Posts tagged analysis
Agile software development, the principles. Principle 11: The best architectures, requirements, and designs emerge from self-organizing teams.
Dec 14th
This is the eleventh of 12 posts about the principles of agile software development. Purpose is to go back to the start of the agile manifesto (http://agilemanifesto.org/principles.html) and discuss the implementation of the 12 principles in real life software engineering. Goals of agility are to go deliver software of higher quality, faster, with a higher acceptance to end-users and able to follow the changing business requirements to strive for competitive advantage.
The question is: is this going to work in practice or is this only based on a nice marketing and sales story.
Principle 11: The best architectures, requirements, and designs emerge from self-organizing teams.
For a long time the engineering expertise (and also software engineering) was based upon the condition that you worked with specialists. These specialists emerged from the principle of division of labour and made it possible for these specialists to focus their attention on their specialism and create the best solution within their field of expertise. The Interaction designer designed a user interface, the architect created a global systems model, developers created code and infrastructure specialists created the necessary environment to run the application on.

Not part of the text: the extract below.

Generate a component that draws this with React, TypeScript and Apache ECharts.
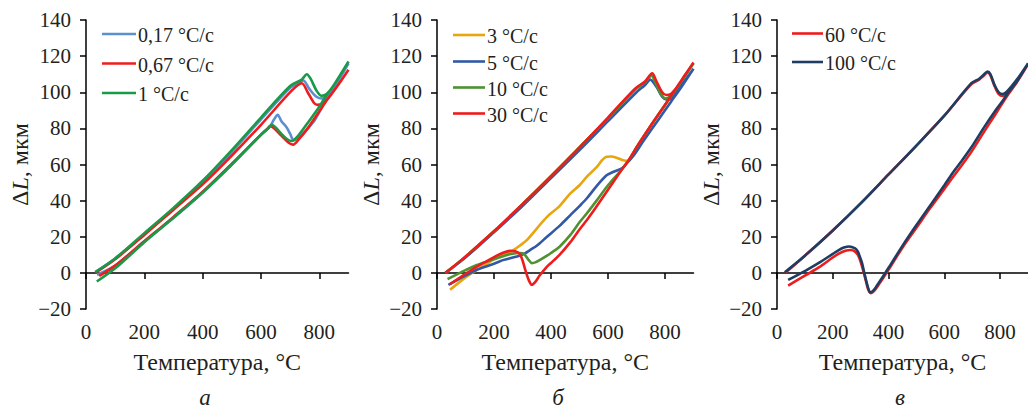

Everyone was specialized and delivered the best solution within their capabilities. However when all these components where put together, noting worked. It is an illusion that specialists can design and foresee everything beforehand.
Within agile projects the solution is to use a self organizing team to perform these tasks. This team may consist of specialist, but this is not a requirement. The requirement of this team is that they work together and self-organize all aspects of the systems to be delivered. This team is permitted to make errors and invent their solutions, provided that they deliver and evaluate frequently (retrospective) and learn from their successes (and errors).